Now you have two "simpler" equations to solve.

Continue........

 

[Harry_the_cat]

Welcome to the forum Toby. The phrase "maths methods' makes me think you are from Australia, as am I. Let us know whether you managed to finish off this problem, and good luck with your studies!

 

[Steven G]

Tanx + 1 = 0 => tanx =-1 => tanx =?
Another words do not do anything to tanx + 1

 

[Deleted member 4993]

First thing you should do is to realize that if:

(tanθ +1)(sin^2θ - sinθ) = 0

then

either...............................(tanθ +1) = 0

or/and.............................(sin^2θ - sinθ) = 0

Now you have two "simpler" equations to solve.

Continue........

Remember your domain of solution is -π <= θ <= 2π

Eache factor can result in multiple solutions.

 

[MarkFL]

Factor as follows:

[MATH]\sin(\theta)(\tan(\theta)+1)(\sin(\theta)-1)=0[/MATH]
Now equate each factor to zero and in turn solve each over the given domain.

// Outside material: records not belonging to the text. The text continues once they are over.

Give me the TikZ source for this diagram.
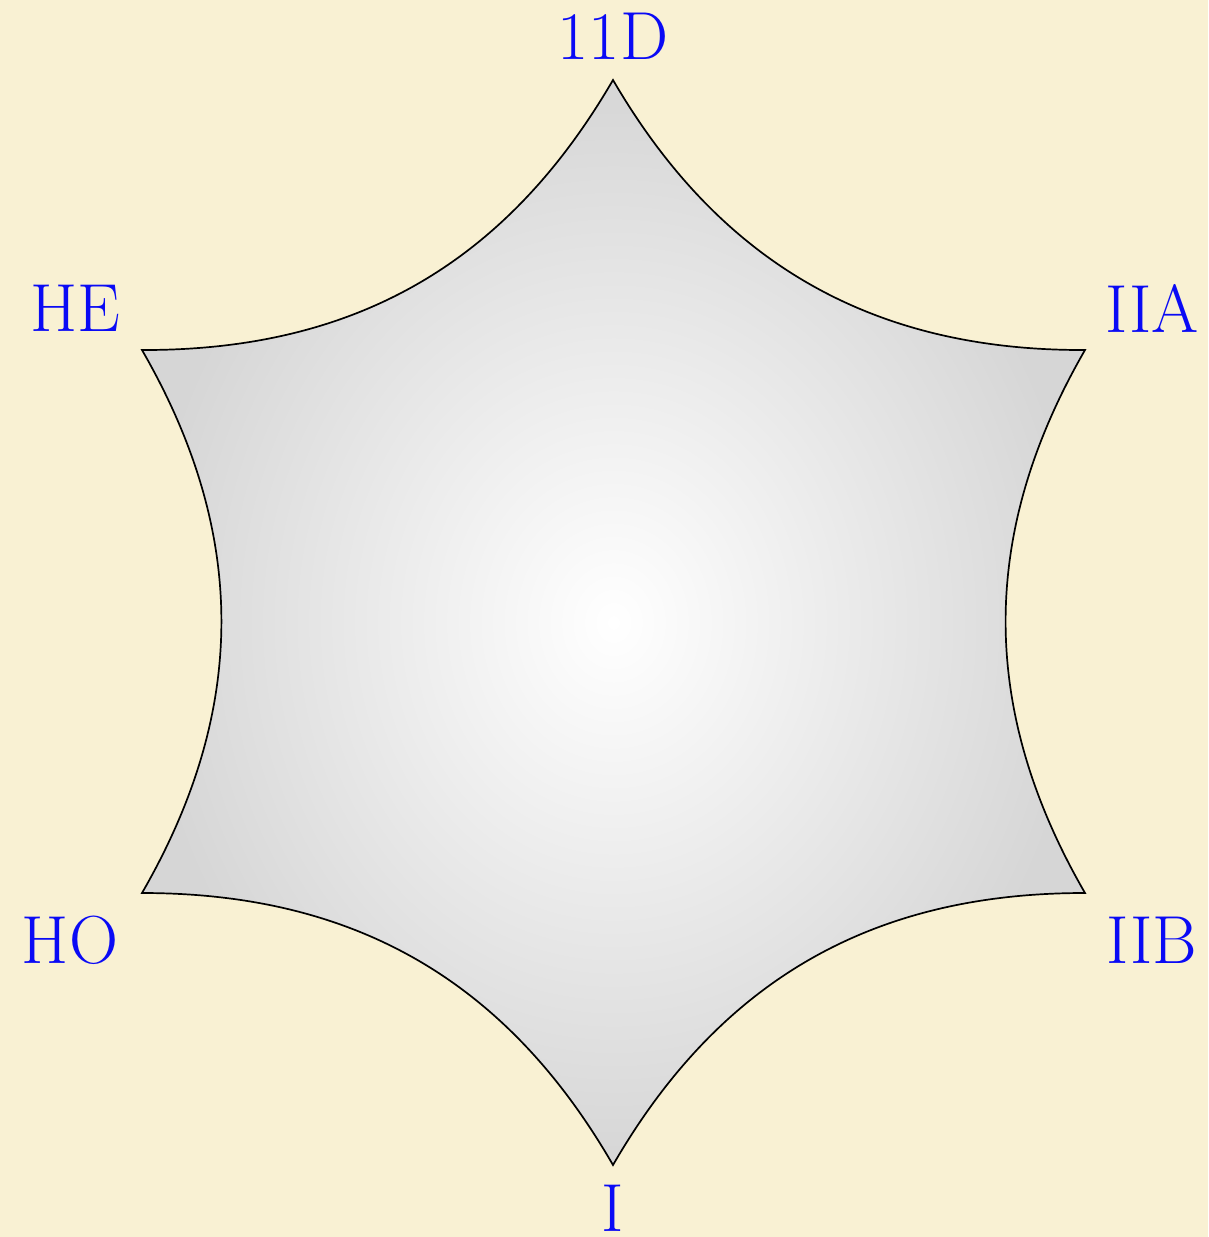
\documentclass[tikz,border=0pt]{standalone}
\usetikzlibrary{shadings}
\definecolor{bgcol}{RGB}{249,241,211}
\definecolor{outgray}{RGB}{214,214,214}
\definecolor{lblue}{RGB}{10,10,245}
\begin{document}
\begin{tikzpicture}[x=1pt,y=-1pt,
  lbl/.style={text=lblue,font=\fontsize{68}{78}\selectfont,inner sep=0pt}]
\fill[bgcol] (0,0) rectangle (1208,1237);
\useasboundingbox (0,0) rectangle (1208,1237);
\coordinate (T) at (613,80);
\coordinate (UR) at (1085,350);
\coordinate (LR) at (1085,893);
\coordinate (B) at (613,1165);
\coordinate (LL) at (142,893);
\coordinate (UL) at (142,350);
\shadedraw[inner color=white,outer color=outgray,draw=black,line width=1.7pt,line join=miter]
  (T) to[bend right=30] (UR) to[bend right=30] (LR) to[bend right=30] (B)
  to[bend right=30] (LL) to[bend right=30] (UL) to[bend right=30] (T) -- cycle;
\node[lbl] (n11D) at (613,36) {11D};
\node[lbl] (nIIA) at (1152,308) {IIA};
\node[lbl] (nIIB) at (1152,940) {IIB};
\node[lbl] (nI) at (613,1208) {I};
\node[lbl] (nHO) at (70,940) {HO};
\node[lbl] (nHE) at (75,308) {HE};
\end{tikzpicture}
\end{document}
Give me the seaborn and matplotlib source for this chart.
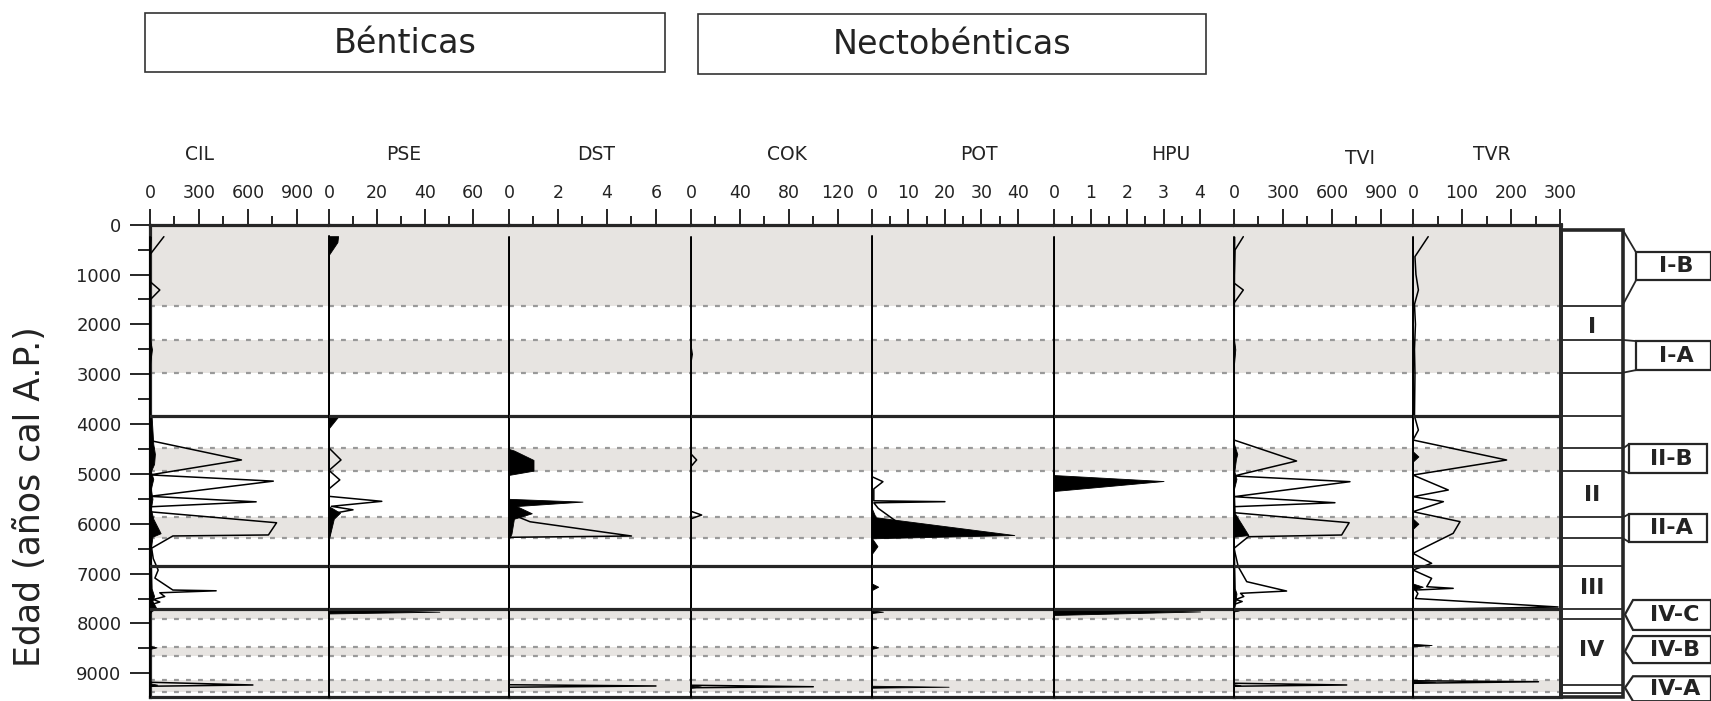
import matplotlib
matplotlib.use("Agg")
import matplotlib.pyplot as plt
import seaborn as sns
import pandas as pd
from matplotlib.patches import Rectangle, Polygon

sns.set_theme(style="white")
plt.rcParams['font.family'] = ['DejaVu Sans']

# ---------------- data ----------------
GROUPS = ["Bénticas", "Nectobénticas"]
TAXA = ["CIL", "PSE", "DST", "COK", "POT", "HPU", "TVI", "TVR"]
AXIS_MAX = [1096, 75, 7.43, 148, 49.9, 4.93, 1096, 302]
MAJOR_TICKS = [[0, 300, 600, 900], [0, 20, 40, 60], [0, 2, 4, 6], [0, 40, 80, 120],
               [0, 10, 20, 30, 40], [0, 1, 2, 3, 4], [0, 300, 600, 900], [0, 100, 200, 300]]
MINOR_STEP = [150, 10, 1, 20, 5, 0.5, 150, 50]

# exaggerated (outline) curves: (age, value)
CIL_LINE = [(240, 85), (600, 0), (1140, 0), (1310, 60), (1510, 0), (4330, 0), (4720, 560),
            (5020, 0), (5145, 755), (5450, 0), (5560, 650), (5660, 0), (5760, 0), (5980, 775),
            (6225, 725), (6245, 140), (6490, 10), (6700, 20), (6930, 50), (7090, 30), (7330, 140),
            (7345, 405), (7385, 60), (7460, 90), (7520, 20), (7570, 60), (7620, 10), (7720, 0),
            (9180, 0), (9235, 630), (9260, 0), (9450, 0)]
CIL_FILL = [(240, 5), (500, 0), (2300, 0), (2500, 12), (2800, 0), (3800, 0), (3850, 10),
            (4400, 20), (4600, 30), (4800, 25), (4950, 5), (5100, 20), (5300, 5), (5500, 15),
            (5700, 5), (5900, 20), (6190, 65), (6260, 15), (6500, 5), (7300, 10), (7450, 25),
            (7550, 15), (7700, 40), (7750, 10), (7800, 0), (8450, 0), (8480, 40), (8510, 0),
            (9200, 0), (9230, 45), (9260, 0), (9450, 0)]

PSE_LINE = [(230, 0), (4480, 0), (4720, 5), (4930, 0), (5120, 4.5), (5300, 0), (5450, 0),
            (5550, 22), (5650, 1), (5720, 10), (5790, 2), (6300, 0), (9450, 0)]
PSE_FILL = [(230, 3.8), (350, 3.5), (600, 0), (3830, 0), (3840, 4), (4080, 0), (5650, 0),
            (5780, 4.6), (5900, 2), (6300, 0), (7715, 0), (7765, 46), (7800, 0), (9450, 0)]

DST_LINE = [(250, 0), (5790, 0), (5960, 0.86), (6246, 5.0), (6272, 0), (9230, 0), (9255, 6.0),
            (9280, 0), (9450, 0)]
DST_FILL = [(250, 0), (4500, 0), (4530, 0.2), (4720, 1.0), (4935, 1.0), (5020, 0), (5500, 0),
            (5556, 3.0), (5645, 0.3), (5790, 0.93), (5900, 0.2), (6200, 0.1), (6300, 0), (9450, 0)]

COK_LINE = [(250, 0), (2450, 0), (2600, 1), (2750, 0), (4600, 0), (4720, 4.6), (4850, 0),
            (5750, 0), (5825, 8.7), (5900, 0), (9240, 0), (9270, 100), (9290, 0), (9450, 0)]
COK_FILL = [(250, 0), (9240, 0), (9265, 8), (9290, 0), (9450, 0)]

POT_LINE = [(230, 0), (5056, 0), (5156, 3), (5300, 0.5), (5540, 0.5), (5557, 20), (5580, 0.5),
            (5690, 1.7), (5960, 6.8), (6000, 0), (9450, 0)]
POT_FILL = [(230, 0), (5700, 0), (5870, 1.0), (6226, 39), (6292, 0), (6450, 1.5), (6600, 0),
            (7200, 0), (7263, 1.7), (7330, 0), (7740, 0), (7765, 3), (7790, 0), (8450, 0),
            (8480, 1.7), (8510, 0), (9250, 0), (9270, 21), (9290, 0), (9450, 0)]

HPU_LINE = [(250, 0), (9450, 0)]
HPU_FILL = [(250, 0), (5023, 0), (5143, 3.0), (5343, 0), (7695, 0), (7760, 4.0), (7830, 0),
            (9450, 0)]

TVI_LINE = [(240, 57), (508, 6), (1170, 0), (1310, 57), (1573, 0), (4320, 0), (4741, 383),
            (5042, 0), (5156, 710), (5457, 0), (5578, 618), (5658, 0), (5778, 0), (5979, 705),
            (6226, 659), (6260, 88), (6493, 0), (6861, 26), (7162, 78), (7350, 322), (7396, 40),
            (7460, 60), (7520, 10), (7560, 50), (7620, 0), (9200, 0), (9235, 690), (9260, 0),
            (9450, 0)]
TVI_FILL = [(240, 3), (2300, 0), (2500, 8), (2800, 0), (4400, 0), (4600, 20), (4700, 12),
            (4950, 2), (5100, 15), (5300, 0), (5791, 5), (6226, 88), (6260, 0), (7300, 5),
            (7400, 15), (7550, 10), (7720, 0), (7740, 30), (7760, 0), (9220, 0), (9240, 40),
            (9260, 0), (9450, 0)]

TVR_LINE = [(240, 31), (640, 4), (1000, 6), (1310, 11), (1600, 3), (2000, 5), (2500, 3),
            (3000, 4), (3838, 3), (4120, 11), (4320, 0), (4721, 191), (5023, 0), (5323, 72),
            (5457, 0), (5557, 62), (5758, 0), (5958, 96), (6192, 82), (6593, 0), (6794, 38),
            (6928, 0), (7095, 38), (7263, 28), (7296, 82), (7330, 5), (7400, 10), (7500, 5),
            (7670, 296), (7720, 0), (9150, 0), (9170, 256), (9200, 0), (9450, 0)]
TVR_FILL = [(240, 0), (4550, 0), (4650, 11), (4750, 0), (5900, 0), (6000, 11), (6100, 0),
            (7200, 0), (7263, 20), (7330, 0), (8410, 0), (8433, 38), (8460, 0), (9150, 0),
            (9170, 45), (9200, 0), (9450, 0)]

LINES = [CIL_LINE, PSE_LINE, DST_LINE, COK_LINE, POT_LINE, HPU_LINE, TVI_LINE, TVR_LINE]
FILLS = [CIL_FILL, PSE_FILL, DST_FILL, COK_FILL, POT_FILL, HPU_FILL, TVI_FILL, TVR_FILL]

# zonation (ages, cal BP)
AGE_MAX = 9470
BANDS = [(0, 1630), (2313, 2969), (4487, 4935), (5871, 6292), (7717, 7917), (8467, 8654), (9135, 9370)]
DASHED = [1630, 2313, 2969, 4487, 4935, 5871, 6292, 7917, 8467, 8654, 9135, 9370]
ZONE_LIMITS = [3838, 6848, 7717]
ZONE_COL_LINES = [1630, 2313, 2969, 3838, 4487, 4935, 5871, 6292, 6848, 7717, 7917, 9240, 9400]
ZONES = ["I", "II", "III", "IV"]
ZONE_LABEL_AGE = [2050, 5430, 7290, 8540]
SUBZONES = ["I-B", "I-A", "II-B", "II-A", "IV-C", "IV-B", "IV-A"]

# ---------------- layout ----------------
W, H = 1711, 701
fig = plt.figure(figsize=(W / 100, H / 100), dpi=100)
fig.patch.set_facecolor("white")
TOP, BOT = 224.7, 696.7
PANEL_X = [150, 329, 509, 691, 872, 1054, 1234, 1413, 1561]
BAND_COLOR = "#e7e4e1"
DASH_COLOR = "#999999"
THICK = "#262626"
TXT = "#232323"


def fax(x0, x1, y0=TOP, y1=BOT):
    return fig.add_axes([x0 / W, 1 - y1 / H, (x1 - x0) / W, (y1 - y0) / H])


for i, name in enumerate(TAXA):
    ax = fax(PANEL_X[i], PANEL_X[i + 1])
    for a0, a1 in BANDS:
        ax.axhspan(a0, a1, color=BAND_COLOR, lw=0, zorder=0)
    for d in DASHED:
        ax.axhline(d, color=DASH_COLOR, lw=1.6, ls=(0, (2.2, 3.2)), zorder=1)
    line_df = pd.DataFrame(LINES[i], columns=["age", "value"])
    fill_df = pd.DataFrame(FILLS[i], columns=["age", "value"])
    sns.lineplot(data=line_df, x="value", y="age", orient="y", sort=False, estimator=None,
                 color="black", lw=1.1, ax=ax, zorder=3)
    ax.fill_betweenx(fill_df["age"], 0, fill_df["value"], color="black", lw=0.6,
                     edgecolor="black", zorder=4)
    ax.plot([0, 0], [fill_df["age"].min(), AGE_MAX], color="black", lw=1.4, zorder=5,
            clip_on=False)
    for z in ZONE_LIMITS:
        ax.axhline(z, color=THICK, lw=2.3, zorder=6)
    ax.set_xlim(0, AXIS_MAX[i])
    ax.set_ylim(AGE_MAX, 0)
    ax.set_xlabel("")
    ax.set_ylabel("")
    for s in ["left", "right"]:
        ax.spines[s].set_visible(False)
    for s in ["top", "bottom"]:
        ax.spines[s].set_linewidth(2.3)
        ax.spines[s].set_color(THICK)
    ax.xaxis.tick_top()
    ax.set_xticks(MAJOR_TICKS[i])
    step = MINOR_STEP[i]
    minors = []
    v = step
    while v < MAJOR_TICKS[i][-1]:
        if all(abs(v - m) > 1e-9 for m in MAJOR_TICKS[i]):
            minors.append(v)
        v += step
    ax.set_xticks(minors, minor=True)
    ax.set_xticklabels([str(t) for t in MAJOR_TICKS[i]])
    ax.tick_params(axis="x", which="major", direction="out", length=11.5, width=1.2,
                   color="black", labelsize=12.5, pad=5, labelcolor=TXT)
    ax.tick_params(axis="x", which="minor", direction="out", length=6.5, width=1.2, color="black")
    if i == 0:
        ax.spines["left"].set_visible(True)
        ax.spines["left"].set_linewidth(2.3)
        ax.spines["left"].set_color(THICK)
        ax.yaxis.tick_left()
        ax.set_yticks(range(0, 9001, 1000))
        ax.set_yticks(range(500, 9001, 1000), minor=True)
        ax.tick_params(axis="y", which="major", direction="out", length=14.5, width=1.4,
                       labelsize=13, pad=6, color=THICK, labelcolor=TXT)
        ax.tick_params(axis="y", which="minor", direction="out", length=8.5, width=1.4,
                       color=THICK)
    else:
        ax.set_yticks([])
    if i == len(TAXA) - 1:
        ax.spines["right"].set_visible(True)
        ax.spines["right"].set_linewidth(2.8)
        ax.spines["right"].set_color(THICK)
    ax.set_facecolor("none")

# zone column + subzone boxes
zax = fax(1561, 1711)
zax.set_xlim(0, 150)
zax.set_ylim(AGE_MAX, 0)
zax.axis("off")
zax.add_patch(Rectangle((0, 110), 62, AGE_MAX - 110, fill=False, lw=2.6, edgecolor=THICK,
                        clip_on=False))
for z in ZONE_COL_LINES:
    zax.plot([0, 62], [z, z], color=THICK, lw=1.3, clip_on=False)
for zname, za in zip(ZONES, ZONE_LABEL_AGE):
    zax.text(31, za, zname, ha="center", va="center", fontsize=16, fontweight="bold",
             color=TXT)

box_specs = {
    "I-B": dict(x0=75, x1=150, a0=552, a1=1117, c0=110, c1=1600, tip=None),
    "I-A": dict(x0=75, x1=150, a0=2335, a1=2917, c0=2313, c1=2969, tip=None),
    "II-B": dict(x0=68, x1=146, a0=4403, a1=4985, c0=4487, c1=4935, tip=None),
    "II-A": dict(x0=68, x1=146, a0=5805, a1=6367, c0=5871, c1=6292, tip=None),
    "IV-C": dict(x0=72, x1=150, a0=7530, a1=8131, c0=None, c1=None, tip=7820),
    "IV-B": dict(x0=72, x1=150, a0=8253, a1=8795, c0=None, c1=None, tip=8560),
    "IV-A": dict(x0=72, x1=150, a0=9060, a1=9560, c0=None, c1=None, tip=9290),
}
for sz in SUBZONES:
    b = box_specs[sz]
    if b["tip"] is None:
        zax.add_patch(Rectangle((b["x0"], b["a0"]), b["x1"] - b["x0"], b["a1"] - b["a0"],
                                fill=False, lw=1.6, edgecolor=THICK, clip_on=False))
        zax.plot([62, b["x0"]], [b["c0"], b["a0"]], color=THICK, lw=1.3, clip_on=False)
        zax.plot([62, b["x0"]], [b["c1"], b["a1"]], color=THICK, lw=1.3, clip_on=False)
    else:
        pts = [(b["x1"], b["a0"]), (b["x0"], b["a0"]), (64, b["tip"]), (b["x0"], b["a1"]),
               (b["x1"], b["a1"])]
        zax.add_patch(Polygon(pts, closed=False, fill=False, lw=1.6, edgecolor=THICK,
                              clip_on=False))
        zax.plot([b["x1"], b["x1"]], [b["a0"], b["a1"]], color=THICK, lw=1.6, clip_on=False)
    zax.text((b["x0"] + b["x1"]) / 2 + 3, (b["a0"] + b["a1"]) / 2, sz, ha="center",
             va="center", fontsize=16, fontweight="bold", color=TXT, clip_on=False)

# overlay: headers, taxon names, y label
ov = fig.add_axes([0, 0, 1, 1])
ov.set_xlim(0, W)
ov.set_ylim(H, 0)
ov.axis("off")
ov.patch.set_alpha(0)
for gname, (x0, y0, x1, y1) in zip(GROUPS, [(145, 13, 665, 72), (698, 14, 1206, 74)]):
    ov.add_patch(Rectangle((x0, y0), x1 - x0, y1 - y0, fill=False, lw=1.2, edgecolor="#333333"))
    ov.text((x0 + x1) / 2, (y0 + y1) / 2 + 1, gname, ha="center", va="center", fontsize=24,
            color=TXT)
NAME_X = [200, 404, 596, 787, 979, 1171, 1360, 1492]
NAME_Y = [155, 155, 155, 155, 155, 155, 158, 155]
for name, nx, ny in zip(TAXA, NAME_X, NAME_Y):
    ov.text(nx, ny, name, ha="center", va="center", fontsize=13.5, color=TXT)
ov.text(30, 497, "Edad (años cal A.P.)", rotation=90, ha="center", va="center", fontsize=25,
        color=TXT)

fig.savefig("out.png", dpi=100)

What do you find?

As 24 hours have passed without further feedback from the OP, I will follow up with my solution:

We must first observe that the tangent function is undefined for:

[MATH]\theta=\frac{\pi}{2}+k\pi=\frac{\pi}{2}(2k+1)[/MATH] where \(k\in\mathbb{Z}\)

[MATH]-\pi\le \frac{\pi}{2}(2k+1)\pi\le2\pi[/MATH]
[MATH]-2\le 2k+1\pi\le4[/MATH]
[MATH]-\frac{3}{2}\le k\pi\le\frac{3}{2}[/MATH]
Thus:

[MATH]k\in\{-1,0,1\}[/MATH]
And so we must discard any solution we find in the set:

[MATH]\theta\in\left\{-\frac{\pi}{2},\frac{\pi}{2},\frac{3\pi}{2}\right\}[/MATH]
a) [MATH]\sin(\theta)=0[/MATH]
This implies:

[MATH]\theta=k\pi[/MATH]
Now, using the given domain:

[MATH]-\pi\le k\pi\le2\pi[/MATH]
[MATH]-1\le k\le2[/MATH]
Thus:

[MATH]k\in\{-1,0,1,2\}[/MATH]
And so:

[MATH]\theta\in\{-\pi,0,\pi,2\pi\}[/MATH]
b) [MATH]\tan(\theta)+1=0\implies \tan(\theta)=-1[/MATH]
This implies:

[MATH]\theta=\frac{3\pi}{4}+k\pi=\frac{\pi}{4}(4k+3)[/MATH]
[MATH]-\pi\le \frac{\pi}{4}(4k+3)\le2\pi[/MATH]
[MATH]-4\le 4k+3\le8[/MATH]
[MATH]-\frac{7}{4}\le k\le\frac{5}{4}[/MATH]
Thus:

[MATH]k\in\{-1,0,1\}[/MATH]
And so:

[MATH]\theta\in\left\{-\frac{\pi}{4},\frac{3\pi}{4},\frac{7\pi}{4}\right\}[/MATH]
c) [MATH]\sin(\theta)-1=0\implies \sin(\theta)=1[/MATH]
This implies:

[MATH]\theta=\frac{\pi}{2}+2k\pi=\frac{\pi}{2}(4k+1)[/MATH]
[MATH]-\pi\le \frac{\pi}{2}(4k+1)\le2\pi[/MATH]
[MATH]-2\le 4k+1\le4[/MATH]
[MATH]-\frac{3}{4}\le k\le\frac{3}{4}[/MATH]
Thus:

[MATH]k\in\{0\}[/MATH]
And so:

[MATH]\theta\in\left\{\frac{\pi}{2}\right\}[/MATH]
We must discard this solution.

And so the complete set of solutions over the given interval is:

[MATH]\theta\in\left\{-\pi,-\frac{\pi}{4},0,\frac{3\pi}{4},\pi,\frac{7\pi}{4},2\pi\right\}[/MATH]

 

[tobyweir03]

Thanks guys, I posted early because I didn't know what the speed of the forum post was. I checked in today and read all of your guides, including MarkFL's final explanation. I am indeed in Mathematics Methods from Western Australia, being in yr 11 means i have to juggle so I wasn't entirely focused on my Maths ?. I ended up with the same solution as you MarkFL, but I've yet to figure out why you discarded the value pi/2. Thanks everyone for your contributions, they are heavily appreciated.

EDIT: I presume the reason you withdrew pi/2 is because it fails to exist in negative form and doesn't follow a flow like the rest of the values? Mathematically I'm a little uncertain but that is just by following the patterns set.

 

[MarkFL]

The reason I discarded the value of [MATH]\theta=\frac{\pi}{2}[/MATH] is because the tangent function is undefined there, and causes the entire expression to become undefined. Essentially, it is not part of the domain of the expression, and so it cannot be considered a solution.